150 Years Ago This Week: Battle at Cedar Mountain

August 1862

As the week closed, Union troops under Maj. Gen. Edward Canby at Ft. Fillmore in the New Mexico Territory near the Texas border attacked and defeated Confederates moving south out of Santa Fe. At Blackburn in England, a public meeting advocated recognition of the Confederate States because “it was impossible for the North to vanquish the South.”  In Alabama, after a series of attacks on trains by Confederate guerillas, Federal authorities at Huntsville ordered ministers and leading churchmen who had been active secessionists be arrested and one each day be placed on trains to thwart further railroad attacks.

Maj. Gen. Nathaniel Banks’s 2nd Corps d’Armee, the leading elements of Maj. Gen. John Pope’s Army of Virginia, were heading south of Culpeper, Va.,  towards Orange Courthouse and the railhead at Gordonsville.  His troops numbered about 12,000 officers and men.  Moving north out of Gordonsville was Maj. Gen. Thomas “Stonewall” Jackson’s command, outnumbering the Union troops 2 to 1.  Incensed by Gen. Pope’s contentious orders against Southern civilians, Gen. Robert E. Lee issued a direct and succinct order to Gen. Jackson: “Gen. Pope must be suppressed.”  Saturday, Aug. 9 was one of the hottest days of 1862 in Virginia: the thermometer read 98 degrees and the humidity above 65%.  At Cedar Mountain, a few miles south of Culpeper Courthouse,  Gen. Banks’s men attacked Gen. Jackson’s troops in fierce combat, driving the Confederates back.  Reinforced by Maj. Gen. Irwin McDowell’s 3rd Corps d’Armee,  the Federals threatened to push the Confederates off the field.  

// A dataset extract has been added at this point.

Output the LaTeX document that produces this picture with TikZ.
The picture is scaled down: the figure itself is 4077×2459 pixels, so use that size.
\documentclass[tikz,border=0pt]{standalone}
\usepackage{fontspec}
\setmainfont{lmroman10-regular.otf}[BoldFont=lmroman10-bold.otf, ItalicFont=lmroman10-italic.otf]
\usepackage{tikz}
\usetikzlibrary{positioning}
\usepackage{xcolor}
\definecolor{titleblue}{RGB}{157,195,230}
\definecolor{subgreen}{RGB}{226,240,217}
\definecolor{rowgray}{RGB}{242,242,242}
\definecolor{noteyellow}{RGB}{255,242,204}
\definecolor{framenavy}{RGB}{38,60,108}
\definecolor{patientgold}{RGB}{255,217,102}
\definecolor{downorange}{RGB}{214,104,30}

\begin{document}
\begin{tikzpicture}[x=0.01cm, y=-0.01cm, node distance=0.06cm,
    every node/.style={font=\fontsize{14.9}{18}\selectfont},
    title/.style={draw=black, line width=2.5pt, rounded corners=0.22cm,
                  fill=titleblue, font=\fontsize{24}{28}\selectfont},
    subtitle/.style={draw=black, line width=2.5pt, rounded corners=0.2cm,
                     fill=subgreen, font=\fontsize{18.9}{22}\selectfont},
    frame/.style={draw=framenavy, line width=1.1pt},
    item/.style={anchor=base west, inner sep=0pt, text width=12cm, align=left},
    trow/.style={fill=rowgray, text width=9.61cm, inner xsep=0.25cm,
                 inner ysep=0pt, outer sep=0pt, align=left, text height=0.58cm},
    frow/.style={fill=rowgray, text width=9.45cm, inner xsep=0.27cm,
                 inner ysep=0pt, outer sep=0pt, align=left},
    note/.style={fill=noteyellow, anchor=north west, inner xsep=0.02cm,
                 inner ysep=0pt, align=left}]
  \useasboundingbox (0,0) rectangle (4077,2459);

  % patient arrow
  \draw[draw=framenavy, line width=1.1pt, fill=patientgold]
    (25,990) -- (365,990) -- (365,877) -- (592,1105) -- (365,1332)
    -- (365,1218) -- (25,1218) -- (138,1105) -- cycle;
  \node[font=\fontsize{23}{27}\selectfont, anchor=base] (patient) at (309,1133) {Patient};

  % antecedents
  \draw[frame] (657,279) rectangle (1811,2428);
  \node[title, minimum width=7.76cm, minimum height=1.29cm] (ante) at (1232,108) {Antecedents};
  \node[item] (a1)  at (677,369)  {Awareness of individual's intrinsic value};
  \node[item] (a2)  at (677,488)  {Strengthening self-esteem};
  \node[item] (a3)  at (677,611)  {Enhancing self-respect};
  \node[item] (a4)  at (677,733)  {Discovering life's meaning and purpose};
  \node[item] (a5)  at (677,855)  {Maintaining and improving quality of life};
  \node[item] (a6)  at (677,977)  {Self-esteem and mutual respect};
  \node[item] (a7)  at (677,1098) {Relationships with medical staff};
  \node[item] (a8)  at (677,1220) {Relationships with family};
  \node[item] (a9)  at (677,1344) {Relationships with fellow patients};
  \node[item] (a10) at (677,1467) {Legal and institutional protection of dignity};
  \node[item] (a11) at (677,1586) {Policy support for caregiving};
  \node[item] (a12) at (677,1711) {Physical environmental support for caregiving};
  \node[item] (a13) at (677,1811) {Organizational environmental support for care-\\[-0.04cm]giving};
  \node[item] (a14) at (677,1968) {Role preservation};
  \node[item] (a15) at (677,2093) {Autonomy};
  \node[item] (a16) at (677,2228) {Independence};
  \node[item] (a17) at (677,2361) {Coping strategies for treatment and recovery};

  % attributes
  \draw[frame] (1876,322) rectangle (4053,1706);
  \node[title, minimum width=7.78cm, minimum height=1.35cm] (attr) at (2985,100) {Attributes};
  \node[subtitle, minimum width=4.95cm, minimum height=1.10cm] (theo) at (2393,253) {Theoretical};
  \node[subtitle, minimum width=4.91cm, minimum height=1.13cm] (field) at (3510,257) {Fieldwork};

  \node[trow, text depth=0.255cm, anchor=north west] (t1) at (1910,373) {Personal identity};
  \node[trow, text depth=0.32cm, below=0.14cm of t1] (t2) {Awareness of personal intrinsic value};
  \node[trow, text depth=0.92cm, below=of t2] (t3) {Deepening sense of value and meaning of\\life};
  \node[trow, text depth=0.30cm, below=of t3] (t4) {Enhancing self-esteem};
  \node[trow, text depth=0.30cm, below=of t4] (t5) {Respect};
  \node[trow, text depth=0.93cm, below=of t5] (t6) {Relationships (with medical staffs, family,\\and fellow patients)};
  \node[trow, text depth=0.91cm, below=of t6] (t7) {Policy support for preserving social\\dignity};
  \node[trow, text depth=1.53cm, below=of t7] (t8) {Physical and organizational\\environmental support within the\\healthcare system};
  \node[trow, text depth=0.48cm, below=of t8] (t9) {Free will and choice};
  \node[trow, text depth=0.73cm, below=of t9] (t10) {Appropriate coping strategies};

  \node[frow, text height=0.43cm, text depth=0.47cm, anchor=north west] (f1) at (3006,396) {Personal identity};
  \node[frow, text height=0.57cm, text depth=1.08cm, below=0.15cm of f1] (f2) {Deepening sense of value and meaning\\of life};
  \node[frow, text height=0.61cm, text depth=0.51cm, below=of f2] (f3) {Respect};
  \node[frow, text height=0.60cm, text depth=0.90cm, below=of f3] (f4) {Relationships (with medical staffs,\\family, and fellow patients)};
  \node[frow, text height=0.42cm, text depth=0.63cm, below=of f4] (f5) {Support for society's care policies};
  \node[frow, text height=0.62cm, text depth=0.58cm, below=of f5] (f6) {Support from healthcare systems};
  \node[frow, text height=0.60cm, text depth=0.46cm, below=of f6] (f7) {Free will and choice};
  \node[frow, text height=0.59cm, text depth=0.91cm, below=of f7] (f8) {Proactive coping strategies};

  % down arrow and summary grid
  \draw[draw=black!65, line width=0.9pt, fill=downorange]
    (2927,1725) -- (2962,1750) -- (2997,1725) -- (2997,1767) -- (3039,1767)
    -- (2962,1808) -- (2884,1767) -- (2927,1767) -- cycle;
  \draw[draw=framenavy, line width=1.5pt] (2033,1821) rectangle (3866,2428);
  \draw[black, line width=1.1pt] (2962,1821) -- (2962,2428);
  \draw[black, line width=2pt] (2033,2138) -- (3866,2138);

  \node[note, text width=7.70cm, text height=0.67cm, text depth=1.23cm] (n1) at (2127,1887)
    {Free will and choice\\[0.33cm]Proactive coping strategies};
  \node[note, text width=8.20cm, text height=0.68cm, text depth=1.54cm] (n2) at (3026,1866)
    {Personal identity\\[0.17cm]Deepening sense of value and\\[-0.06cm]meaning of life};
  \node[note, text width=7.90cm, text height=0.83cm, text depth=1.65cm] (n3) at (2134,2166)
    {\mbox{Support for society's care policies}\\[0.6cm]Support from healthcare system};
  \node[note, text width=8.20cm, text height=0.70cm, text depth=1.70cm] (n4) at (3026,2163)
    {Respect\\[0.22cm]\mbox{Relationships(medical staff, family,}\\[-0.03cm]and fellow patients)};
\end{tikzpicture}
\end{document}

At 5 p.m., the timely arrival of Maj. Gen. A. P. Hill’s Light Division reinforced Jackson’s men and turned the tide of battle.  Gen. Jackson rode in among his troops to rally them by attempting to draw his sword.  It was rusted to the scabbard.   In the fierce hand-to-hand combat, Jackson cried out, “Jackson is with you!  Attack!  Attack!”  The Confederates  rallied and swept the Union troops from the battlefield.  Maj. Gen. Charles Winder, commanding a division in Jackson’s command, was killed when a shell exploded and eviscerated him.  

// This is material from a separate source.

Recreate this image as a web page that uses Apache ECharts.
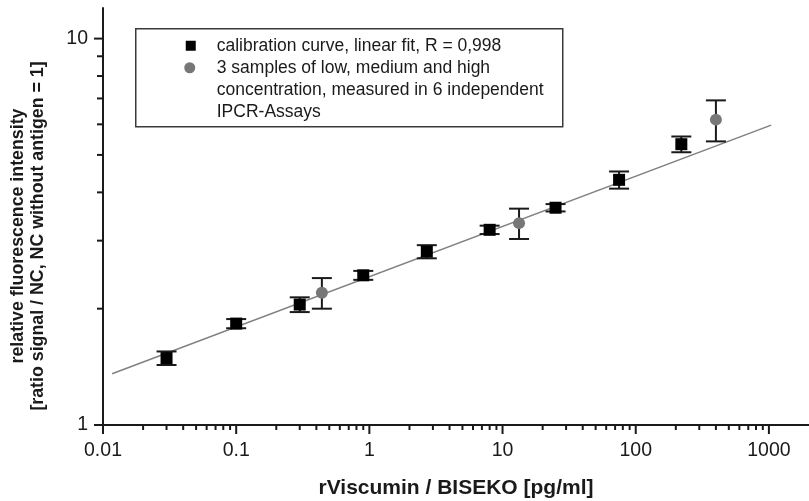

Cedar Mountain was the last battle in which Jackson moved in to personally command his troops, and the last battle in which he drew his sword.   Union losses in the battle were 2380 casualties; Confederate troops sustained 1340 casualties.  The town of Culpeper was turned into one vast hospital.  Gen. Pope withdrew his army to the north, and Gen. Lee received word that Gen. George McClellan was bringing his Union army from the Peninsula below Richmond to Washington.  It was clear that the initiative had shifted in Gen. Lee’s favor, and that the Confederate capital was saved from Federal threat.  Gen. Lee began moving the balance of the Army of Northern Virginia to the north from Richmond

In Missouri, Confederates under Col. John C. Porter had been driven from Kirksville by Federals under Col. John McNeil after a three day fight.  The Southern force had been destroyed in the fighting, and Union dominance in northeastern Missouri was maintained.   Two days later, Col. John T. Hughes and his Confederate force attacked Independence, Missouri, at dawn.  His troops included the infamous Confederate guerilla fighters William Quantrell and Jesse and Frank James.  The Confederates drove the Federals, under Col. James T. Buel, through the town to the Union camps.  There, Col. Buel requested a flag of truce with Col. George W. Thompson, who had replaced Col. Hughes when he was killed in the fighting.  Col. Buel surrendered 150 men, and the Confederate force moved towards Kansas City.

Near Washington, two steamers, the George Peabody and the West Point, collided in the Potomac River with the loss of seventy-three lives, many of them convalescing Union soldiers of Maj. Gen. Ambrose Burnside’s corps.   President Lincoln received a deputation of free black men at the White House, to which he said, “But for your race among us there could not be war.  It is better for us both, therefore, to be separated.”  He advocated colonization in Central America, and promised them help in carrying out the program.